PS: Isolex WB-120 is an example of a low VOC conductive coating. As to whether it eats foam or is available to you… you are on your own.
I used to use this to protect industrial drive boards after repair, back in the day… It puts a thin layer of plastic on the board. You have to mask off all terminals and connectors. I don’t remember names or sources though.
I’ll mount the SSC-32 on the plastic layer on the top of the disc (Ugh, perhaps hard to see, apologizing for my poor camera). I will cut a hole for the wires to go through (from underneath the disc).
So, any suggestions on how i could work it through with just anti-static bags? How is servo wires and servos affected by the static electricity?
Fredrik, I think we are probably over-worrying here. I was envisioning something much bigger with a LOT more styrofoam. If you are really worried you could glue some heavy duty aluminum foil sheet, like the kind you use to cook with, to the top of the styrofoam and be done with it. I really doubt you are going to get any significant charge build up on what you have shown in the picture, especially if the bottom hex part is already metal. Many of the Lynx hexapods are plastic based chassis and I don’t think people have lots of static issues with them.
Sorry about the color confusion. At my current job, and other jobs I had in the electronics industry, pink is the most common color for anti-static. True the color can’t garuntee the electrical properties. There were also black rubbery/plastic bags than came from venders that Compaq used which were cool.
At my current job we use static-shielding bags that go inside anti-static bags which are bubble bags for component protection. Anti-static material will not protect circuits boards from high static charges from penetrating, which is why static shelding is used in combination with anti-static materials.
Anti-static only means it will not generate static charges (or very little) when moved around on a surface or against other objects. Static shielding acks like a protective shield which is why in many cases both types are used.
Although there will be a lot more styrofoam. I’ll redirect you to my other thread so you can see the CAD scetch and how I’ll build everything enclosed in the styrofoam…
What is it that charges the styrofoam by the way? Is it when the styrofoam is rubbed against another material? It will probably not, as It’s screwed pretty hard together and therefore very rigid.
A favourite tip of Practical Wireless (UK electronics magazine popular in the 70s/80s) was to varnish the whole board.
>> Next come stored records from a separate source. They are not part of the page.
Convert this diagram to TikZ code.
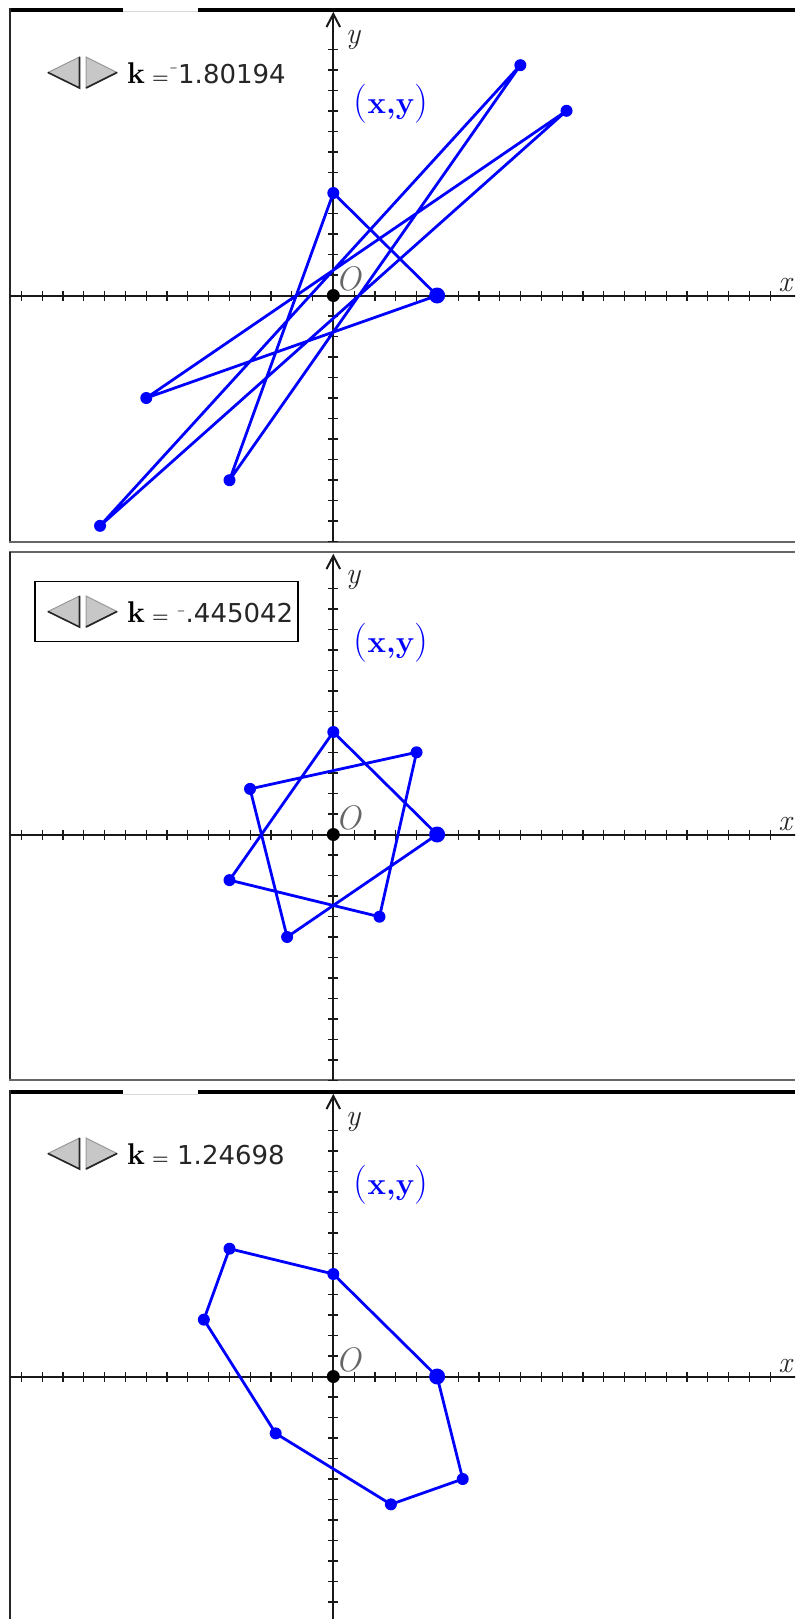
\documentclass[tikz,border=0pt]{standalone}
\usepackage{fontspec}
\newfontfamily\numfont{DejaVu Sans}
\definecolor{pblue}{RGB}{0,0,255}
\definecolor{axgray}{RGB}{25,25,25}
\tikzset{
  axisline/.style={line width=2pt, draw=axgray},
  tickmark/.style={line width=1.2pt, draw=axgray},
  poly/.style={line width=2.8pt, draw=pblue, line join=round},
  vdot/.style={circle, fill=pblue, inner sep=0pt, minimum size=12pt},
  bigdot/.style={circle, fill=pblue, inner sep=0pt, minimum size=16pt},
  odot/.style={circle, fill=black, inner sep=0pt, minimum size=13pt},
  axlabel/.style={font=\fontsize{30}{30}\selectfont\itshape, text=black!85, inner sep=0pt},
  olabel/.style={font=\fontsize{34}{34}\selectfont\itshape, text=black!60, inner sep=0pt},
  kstyle/.style={font=\fontsize{30}{30}\selectfont\bfseries, inner sep=0pt, anchor=base west},
  eqstyle/.style={font=\fontsize{19}{19}\selectfont\bfseries, text=black!90, inner sep=0pt, anchor=base},
  minusstyle/.style={font=\numfont\fontsize{16}{16}\selectfont, text=black!85, inner sep=0pt},
  numstyle/.style={font=\numfont\fontsize{26}{26}\selectfont, text=black!85, inner sep=0pt, anchor=base west},
  xylabel/.style={text=pblue, inner sep=0pt},
  thickborder/.style={line width=4.5pt, draw=black},
  thinborder/.style={line width=1.5pt, draw=black!60},
  leftborder/.style={line width=2pt, draw=black!85}
}
\newcommand{\panelaxes}[3]{% Oy, top, bottom
  \begin{scope}
    \clip (10,#2) rectangle (795,#3);
    \draw[axisline] (10,#1) -- (800,#1);
    \draw[axisline] (333.3,#3) -- (333.3,#2+4);
    \foreach \i in {-15,...,21} \draw[tickmark] (333.3+20.8*\i,#1-5) -- (333.3+20.8*\i,#1+5);
    \foreach \j in {-12,...,12} \draw[tickmark] (328.3,#1+20.5*\j) -- (338.3,#1+20.5*\j);
  \end{scope}
  \draw[axisline, line join=miter] (326.5,#2+17) -- (333.3,#2+4) -- (340.1,#2+17);
}
\newcommand{\slidertri}[1]{% center y
  \filldraw[fill=black!22, draw=black!40, line width=1pt] (48,#1) -- (79.5,#1-15.5) -- (79.5,#1+15.5) -- cycle;
  \draw[black!85, line width=1.6pt] (79.5,#1-15.5) -- (79.5,#1+15.5) -- (48,#1);
  \filldraw[fill=black!22, draw=black!40, line width=1pt] (86,#1-15.5) -- (117,#1) -- (86,#1+15.5) -- cycle;
  \draw[black!85, line width=1.6pt] (117,#1) -- (86,#1+15.5);
}
\newcommand{\xytext}{{\fontsize{39}{39}\selectfont(}{\fontsize{31}{31}\selectfont\bfseries x,y}{\fontsize{39}{39}\selectfont)}}
\begin{document}
\begin{tikzpicture}[x=1pt,y=-1pt]
\useasboundingbox (0,0) rectangle (795,1619);
\fill[white] (0,0) rectangle (795,1619);

% ---------- borders ----------
\draw[thickborder] (8.5,10) -- (123,10);
\draw[thickborder] (198,10) -- (795,10);
\draw[line width=1pt, black!15] (123,12) -- (198,12);
\draw[leftborder] (9.5,8) -- (9.5,542);
\draw[thinborder] (9,542) -- (795,542);

\draw[thinborder] (9,552) -- (795,552);
\draw[leftborder] (9.5,552) -- (9.5,1080);
\draw[thinborder] (9,1080) -- (795,1080);

\draw[thickborder] (8.5,1092) -- (123,1092);
\draw[thickborder] (198,1092) -- (795,1092);
\draw[line width=1pt, black!15] (123,1094) -- (198,1094);
\draw[leftborder] (9.5,1090) -- (9.5,1619);

% ---------- axes ----------
\panelaxes{295.5}{10}{542}
\panelaxes{834.5}{552}{1080}
\panelaxes{1376.5}{1092}{1619}

% ---------- panel 1 ----------
\begin{scope}[shift={(333.3,295.5)}, x=103.8pt, y=102.5pt]
  \coordinate (a0) at (1,0);
  \coordinate (a1) at (0,1);
  \coordinate (a2) at (-1,-1.80194);
  \coordinate (a3) at (1.80194,2.24698);
  \coordinate (a4) at (-2.24698,-2.24698);
  \coordinate (a5) at (2.24698,1.80194);
  \coordinate (a6) at (-1.80194,-1);
  \draw[poly] (a0) -- (a1) -- (a2) -- (a3) -- (a4) -- (a5) -- (a6) -- cycle;
  \node[odot] (aO) at (0,0) {};
  \foreach \n in {1,...,6} \node[vdot] (ad\n) at (a\n) {};
  \node[bigdot] (ad0) at (a0) {};
\end{scope}
\slidertri{72.5}
\node[kstyle] (ak) at (127,83.5) {k};
\node[eqstyle] (aeq) at (160.5,83.5) {=};
\node[minusstyle] (aminus) at (173.5,72) {⁻};
\node[numstyle] (anum) at (178,83.5) {1.80194};
\node[xylabel] (axy) at (391,103.5) {\xytext};
\node[axlabel] (aylab) at (353,40) {y};
\node[axlabel] (axlab) at (785,285) {x};
\node[olabel] (aolab) at (348,279) {O};

% ---------- panel 2 ----------
\begin{scope}[shift={(333.3,834.5)}, x=103.8pt, y=102.5pt]
  \coordinate (b0) at (1,0);
  \coordinate (b1) at (0,1);
  \coordinate (b2) at (-1,-0.445042);
  \coordinate (b3) at (0.445042,-0.801938);
  \coordinate (b4) at (0.801938,0.801938);
  \coordinate (b5) at (-0.801938,0.445042);
  \coordinate (b6) at (-0.445042,-1);
  \draw[poly] (b0) -- (b1) -- (b2) -- (b3) -- (b4) -- (b5) -- (b6) -- cycle;
  \node[odot] (bO) at (0,0) {};
  \foreach \n in {1,...,6} \node[vdot] (bd\n) at (b\n) {};
  \node[bigdot] (bd0) at (b0) {};
\end{scope}
\draw[line width=1.5pt, black] (35,581.7) rectangle (298,641.7);
\slidertri{611.5}
\node[kstyle] (bk) at (127,622.5) {k};
\node[eqstyle] (beq) at (160.5,622.5) {=};
\node[minusstyle] (bminus) at (181,615) {⁻};
\node[numstyle] (bnum) at (185.5,622.5) {.445042};
\node[xylabel] (bxy) at (391,642.5) {\xytext};
\node[axlabel] (bylab) at (353,580) {y};
\node[axlabel] (bxlab) at (785,824) {x};
\node[olabel] (bolab) at (348,818) {O};

% ---------- panel 3 ----------
\begin{scope}[shift={(333.3,1376.5)}, x=103.8pt, y=102.5pt]
  \coordinate (c0) at (1,0);
  \coordinate (c1) at (0,1);
  \coordinate (c2) at (-1,1.24698);
  \coordinate (c3) at (-1.24698,0.554958);
  \coordinate (c4) at (-0.554958,-0.554958);
  \coordinate (c5) at (0.554958,-1.24698);
  \coordinate (c6) at (1.24698,-1);
  \draw[poly] (c0) -- (c1) -- (c2) -- (c3) -- (c4) -- (c5) -- (c6) -- cycle;
  \node[odot] (cO) at (0,0) {};
  \foreach \n in {1,...,6} \node[vdot] (cd\n) at (c\n) {};
  \node[bigdot] (cd0) at (c0) {};
\end{scope}
\slidertri{1153.5}
\node[kstyle] (ck) at (127,1164.5) {k};
\node[eqstyle] (ceq) at (160.5,1164.5) {=};
\node[numstyle] (cnum) at (177,1164.5) {1.24698};
\node[xylabel] (cxy) at (391,1184.5) {\xytext};
\node[axlabel] (cylab) at (353,1122) {y};
\node[axlabel] (cxlab) at (785,1366) {x};
\node[olabel] (colab) at (348,1360) {O};
\end{tikzpicture}
\end{document}
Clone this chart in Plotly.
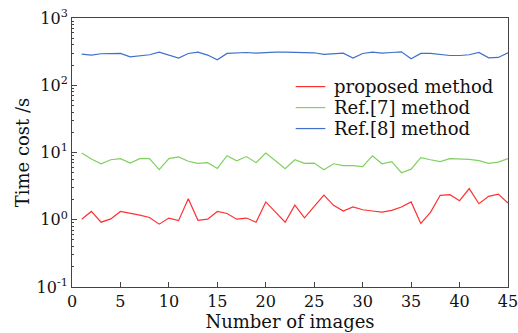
import plotly.graph_objects as go

x_images = list(range(1, 46))
proposed = [1.02, 1.33, 0.92, 1.03, 1.33, 1.26, 1.17, 1.08, 0.86, 1.06,
            0.97, 2.06, 0.98, 1.02, 1.33, 1.24, 1.02, 1.06, 0.92, 1.84,
            1.29, 0.92, 1.65, 1.07, 1.58, 2.33, 1.64, 1.35, 1.55, 1.41,
            1.35, 1.30, 1.38, 1.55, 1.84, 0.88, 1.29, 2.31, 2.36, 1.92,
            2.90, 1.73, 2.23, 2.41, 1.77]
ref7 = [9.8, 8.0, 6.8, 7.8, 8.1, 6.97, 8.1, 8.1, 5.55, 8.1,
        8.6, 7.4, 6.9, 7.05, 5.8, 8.97, 7.5, 8.7, 7.05, 9.8,
        7.55, 5.75, 7.8, 6.9, 6.97, 5.55, 6.8, 6.4, 6.4, 6.15,
        8.9, 6.8, 7.3, 5.0, 5.66, 8.4, 7.8, 7.3, 8.1, 8.1,
        7.9, 7.55, 6.9, 7.2, 8.1]
ref8 = [290, 281, 294, 297, 297, 265, 274, 284, 311, 277,
        253, 297, 311, 281, 239, 297, 300, 307, 300, 307,
        311, 311, 311, 311, 304, 287, 297, 300, 253, 297,
        311, 300, 307, 314, 247, 297, 297, 284, 277, 277,
        284, 307, 256, 259, 304]

series_names = ["proposed method", "Ref.[7] method", "Ref.[8] method"]
colors = ["#ff3030", "#80d060", "#4070cc"]

y_tickvals = [0.1, 1, 10, 100, 1000]
y_ticktext = ["10<sup>-1</sup>", "10<sup>0</sup>", "10<sup>1</sup>", "10<sup>2</sup>", "10<sup>3</sup>"]
y_minor_vals = [m * d for d in [0.1, 1, 10, 100] for m in range(2, 10)]
x_tickvals = [0, 5, 10, 15, 20, 25, 30, 35, 40, 45]

font_family = "DejaVu Serif"

fig = go.Figure()
for name, ys, c in zip(series_names, [proposed, ref7, ref8], colors):
    fig.add_trace(go.Scatter(x=x_images, y=ys, mode="lines", name=name,
                             line=dict(color=c, width=1.2), showlegend=False))

# legend drawn in paper coordinates
leg_x0, leg_x1, leg_tx = 0.513, 0.581, 0.597
leg_y = [0.745, 0.667, 0.589]
for name, c, yy in zip(series_names, colors, leg_y):
    fig.add_shape(type="line", xref="paper", yref="paper",
                  x0=leg_x0, x1=leg_x1, y0=yy, y1=yy,
                  line=dict(color=c, width=1.2))
    fig.add_annotation(xref="paper", yref="paper", x=leg_tx, y=yy,
                       text=name, showarrow=False, xanchor="left", yanchor="middle",
                       font=dict(size=18, color="#111"))

fig.update_layout(
    width=518, height=333,
    margin=dict(l=72, r=10, t=18, b=46),
    paper_bgcolor="white", plot_bgcolor="white",
    font=dict(family=font_family, size=16, color="#111"),
    showlegend=False,
)
fig.update_xaxes(range=[0, 45], tickvals=x_tickvals, ticks="inside", ticklen=5,
                 showline=True, linecolor="#444", linewidth=1, mirror=True,
                 showgrid=False, zeroline=False, automargin=False,
                 ticklabeloverflow="allow",
                 title=dict(text="Number of images", standoff=0, font=dict(size=18)),
                 tickfont=dict(size=16))
fig.update_yaxes(type="log", range=[-1, 3], tickmode="array",
                 tickvals=y_tickvals, ticktext=y_ticktext,
                 ticks="inside", ticklen=5, showline=True, linecolor="#444", linewidth=1,
                 mirror=True, showgrid=False, zeroline=False, automargin=False,
                 minor=dict(tickmode="array", tickvals=y_minor_vals,
                            ticks="inside", ticklen=2, showgrid=False),
                 title=dict(text="Time cost /s", standoff=2, font=dict(size=18)),
                 tickfont=dict(size=16))

fig.write_html("out.html", config={"staticPlot": True},
               post_script="document.body.style.margin='0';")
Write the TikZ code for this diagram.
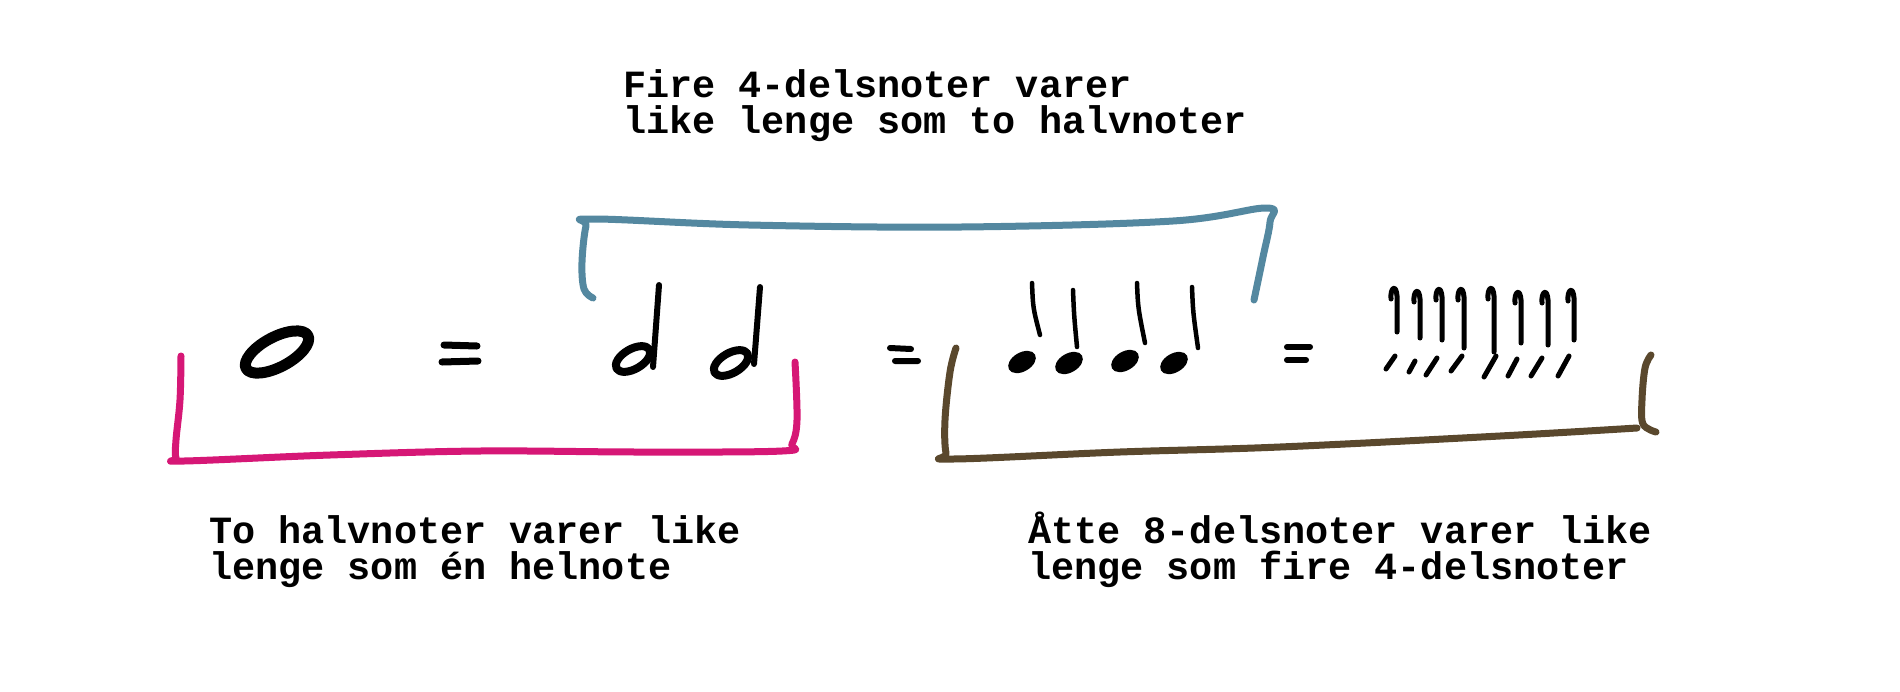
\documentclass[tikz,border=0pt]{standalone}
\usepackage{fontspec}
\newfontfamily\cour{Liberation Mono}
\definecolor{pinkbr}{HTML}{D61776}
\definecolor{bluebr}{HTML}{5488A0}
\definecolor{brownbr}{HTML}{5A482D}
\begin{document}
\begin{tikzpicture}[x=1pt,y=-1pt,line cap=round,line join=round,
  lbl/.style={font=\cour\bfseries\fontsize{38.5}{36}\selectfont,anchor=base west,inner sep=0pt,align=left},
  bracket/.style={line width=7pt},
  headring/.style={line width=8pt},
  stemline/.style={line width=6pt},
  eqline/.style={line width=7pt},
  thinstem/.style={line width=4.5pt},
  eighthhead/.style={line width=5pt}]
\useasboundingbox[fill=white] (0,0) rectangle (1900,691);

% texts (anchored at the baseline of the last line)
\node[lbl] (top) at (623,133) {Fire 4-delsnoter varer\\like lenge som to halvnoter};
\node[lbl] (botleft) at (209,579) {To halvnoter varer like\\lenge som én helnote};
\node[lbl] (botright) at (1028,579) {Åtte 8-delsnoter varer like\\lenge som fire 4-delsnoter};

% brackets
\draw[bracket,pinkbr] plot[smooth,tension=0.6] coordinates {(181,356) (180,400) (176,440) (176,458) (184,461) (330,455) (480,451) (640,452) (782,451) (792,444) (797,420) (795,362)};
\draw[bracket,bluebr] plot[smooth,tension=0.6] coordinates {(593,298) (584,289) (582,262) (586,226) (593,219) (749,225) (961,227) (1173,221) (1266,208) (1270,222) (1263,257) (1254,300)};
\draw[bracket,brownbr] plot[smooth,tension=0.6] coordinates {(956,348) (950,372) (945,420) (946,453) (953,459) (1120,452) (1280,447) (1500,436) (1637,428)};
\draw[bracket,brownbr] plot[smooth,tension=0.6] coordinates {(1651,355) (1645,368) (1642,400) (1643,424) (1656,432)};

% whole note
\draw[line width=11pt] (277,352) ellipse [x radius=35, y radius=15, rotate=28];

% equals signs
\draw[eqline] (444,345) -- (477,346) (442,362) -- (478,361);
\draw[line width=6pt] (890,348) -- (911,349) (895,361) -- (918,361);
\draw[line width=6pt] (1287,347) -- (1310,347) (1287,360) -- (1306,360);

% half notes
\draw[headring] (633,359) ellipse [x radius=19, y radius=10, rotate=30];
\draw[stemline] (659,285) -- (653,367);
\draw[headring] (731,363) ellipse [x radius=19, y radius=10, rotate=30];
\draw[stemline] (760,287) -- (754,364);

% quarter notes
\foreach \cx/\cy/\sx/\st/\ex/\eb in {1022/362/1032/283/1040/335, 1069/363/1073/290/1077/347, 1125/361/1137/283/1145/343, 1174/363/1192/287/1198/348}{
  \fill (\cx,\cy) ellipse [x radius=15, y radius=9.5, rotate=30];
  \draw[thinstem] (\sx,\st) .. controls (\sx+1,\st+25) .. (\ex,\eb);
}

% eighth notes: stems
\foreach \x/\t/\b in {1396/286/332, 1419/289/338, 1441/287/340, 1463/287/348, 1493/286/352, 1520/290/343, 1547/290/345, 1573/288/340}{
  \draw[line width=5pt] (\x-5,\t+13) .. controls (\x-6,\t+2) and (\x,\t-3) .. (\x+1,\t+10) -- (\x+1,\b);
}
% eighth notes: heads
\foreach \a/\b/\c/\d in {1386/369/1395/356, 1409/372/1415/361, 1426/375/1437/358, 1451/371/1462/356, 1484/377/1496/356, 1508/376/1517/359, 1531/376/1542/358, 1558/376/1569/356}{
  \draw[eighthhead] (\a,\b) -- (\c,\d);
}
\end{tikzpicture}
\end{document}
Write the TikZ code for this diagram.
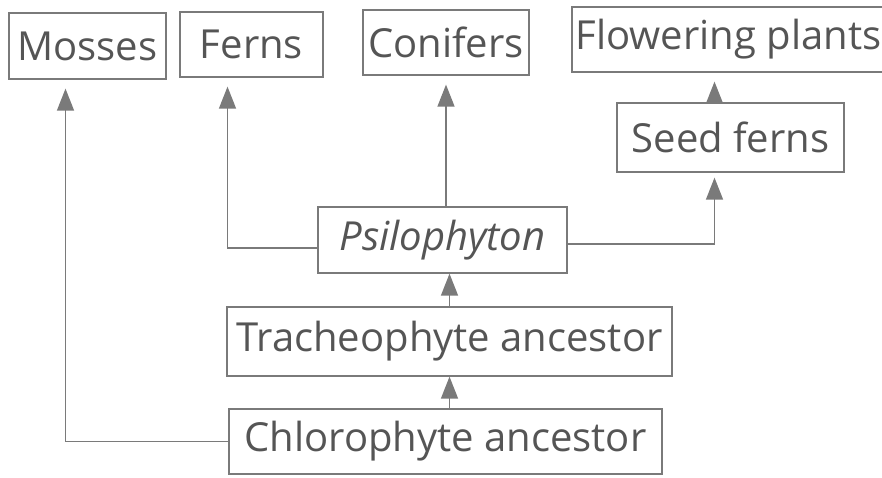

You can buy a small tin of clear varnish and brush on two or three light coats leaving a few hours between each coat. Larger hardware stores will also carry spray-on clear varnish or clearcoat in clacky cans. I’ve used this method hundreds of times for high voltage traces or waterproofing whole boards.
Oh, I seem to have gotten this completely wrong then. So, instead of anti-static bag, I meant a static shielding bag. Would that work? Once again, how is wires and servos affected by the static electricity? For instance, if I put the boards in static shielding bags with small holes for wires and mounting screws, would that work?